Get Pissed Off About the Right Things

Mighty oaks from little acorns grow. This is the hand of my dear old friend Mumsy Baker, captured at Squire Point Park by Aisling Webb.

I spent years creating music out of pain. Real pain. Intense frustration. Deep sadness.

And then … my life changed and the reason for all that was (ahem) divorced from my world and suddenly, I had room to be pissed off about other things. Climate change. Social justice. Sexual equality. Bodily autonomy. Much more productive things to be pissed about.

And my songs actually got better.

Writing from pain is therapeutic, and I don’t regret writing any of those songs (though I seriously regret recording about half of them). A therapist once told me that finding themes that are universal and familiar is a great way to get people locked in on your music, because they hear it and can say, “Oh, I’m not alone, this artist has been there and gets what I feel.” And that’s valuable, for sure. People need to hear songs that help them understand they’re not alone.

But.

A lot of songwriters kind of get stuck there. It’s low-hanging fruit, and it’s super easy to write a powerful, emotion-drenched unrequited love song; hell, they practically write themselves. It’s even fairly easy to write a fully requited love song, though with our limited vocabulary around the idea of love they all end up starting to sound a little samey. (I keep thinking, damn we need more words for love. We sorely do.) Please just don’t get me started on break up songs, though. Uffda.

Songwriter Katy Perry recently said in an interview that she had discovered the same thing, that being in a supportive and happy situation personally had led her to completely shift her writing focus away from writing about her pain – and that she was very pleased with the result.

She’s got room to be pissed off about the right things now.

And it doesn’t take long to find something to be pissed about when you look around you. Woody Guthrie would have an epic case of writer’s cramp just writing about the son of Mean Old Man Fred Trump who was such a terrible landlord and racist ass back in Woody’s time. So little ever changes. Mean Old Man Trump 2 did not fall far from the tree.

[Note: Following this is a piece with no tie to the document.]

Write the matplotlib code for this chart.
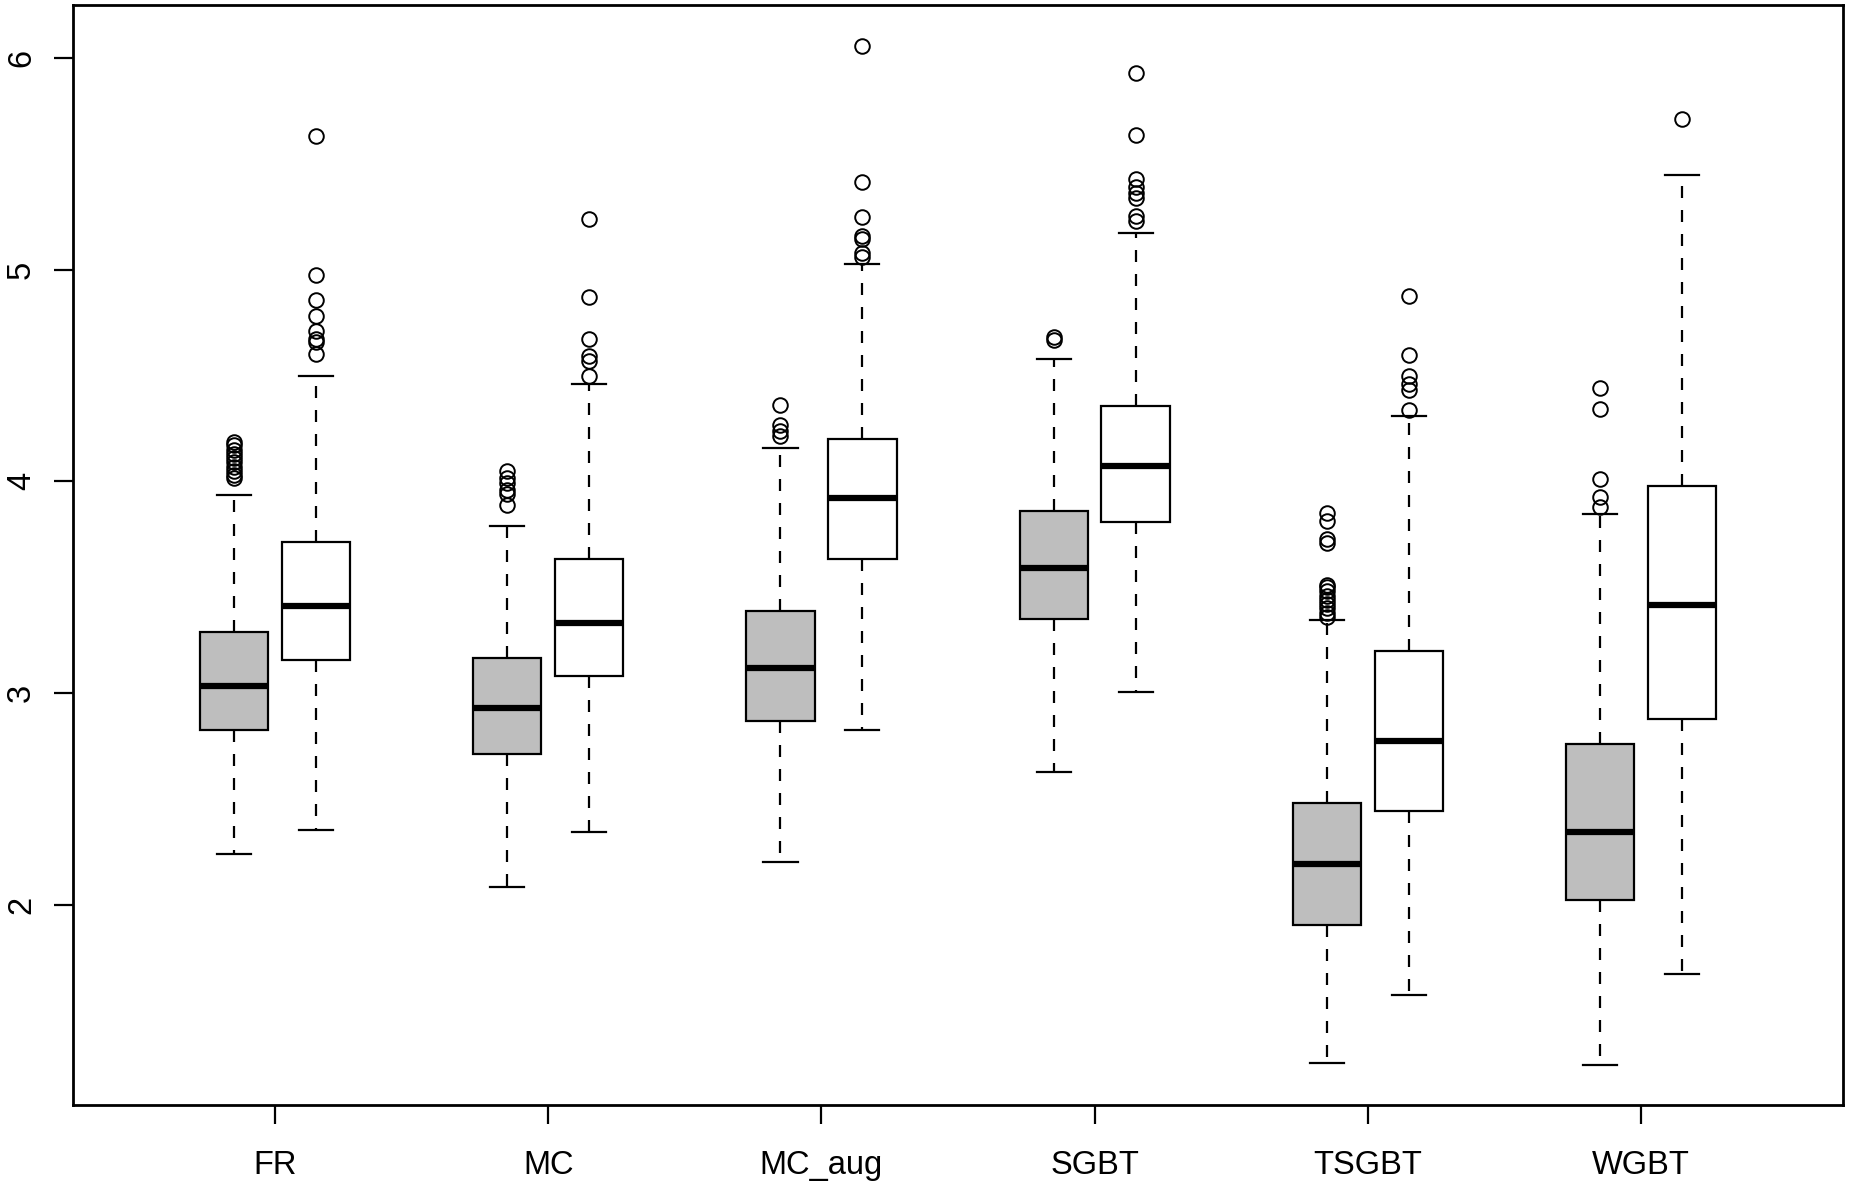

But we don’t have to just write a bunch of angry protest songs to create happily. We can write songs about unity and hope, we can write good songs about people coming together and learning something beautiful from each other (check out Dar Williams’ “The Christians and the Pagans”). We can tell the stories that will help us shape the world we want to live in. Science Fiction songwriting is a thing, y’all. We need more of the whimsical, hopeful kind.

I don’t want to create an angry world – we already have one of those – but sometimes you have to point out injustice to make people look at it. Angry protest songs are an essential ingredient, because they are all about our free speech and our right to protest. If we can’t protest, we can’t create the necessary momentum for change. In many states, protesting is now a crime, which goes against the very soul and center of democracy. So expressive folks and creatives have got to step up the rhetoric.

Woody Guthrie wrote many of his songs from reading the newspaper and rearranging a few words to make things fit into rhyming lines. He was a damn fine reporter, and his fire and passion fueled a generation of movers and shakers. I’d be hard pressed to think of a serious modern songwriter that wasn’t influenced by Woody. And rightly so.

Change requires some friction, a little turmoil. You have to stir the cauldron to churn up enough juice to put the fizz in the spell. A rainbow shows up after a storm has passed. Don’t be afraid to write the difficult poem, paint the shocking image, sing the angry song, tell the story about injustice – and then flip them over and sing the words of hope.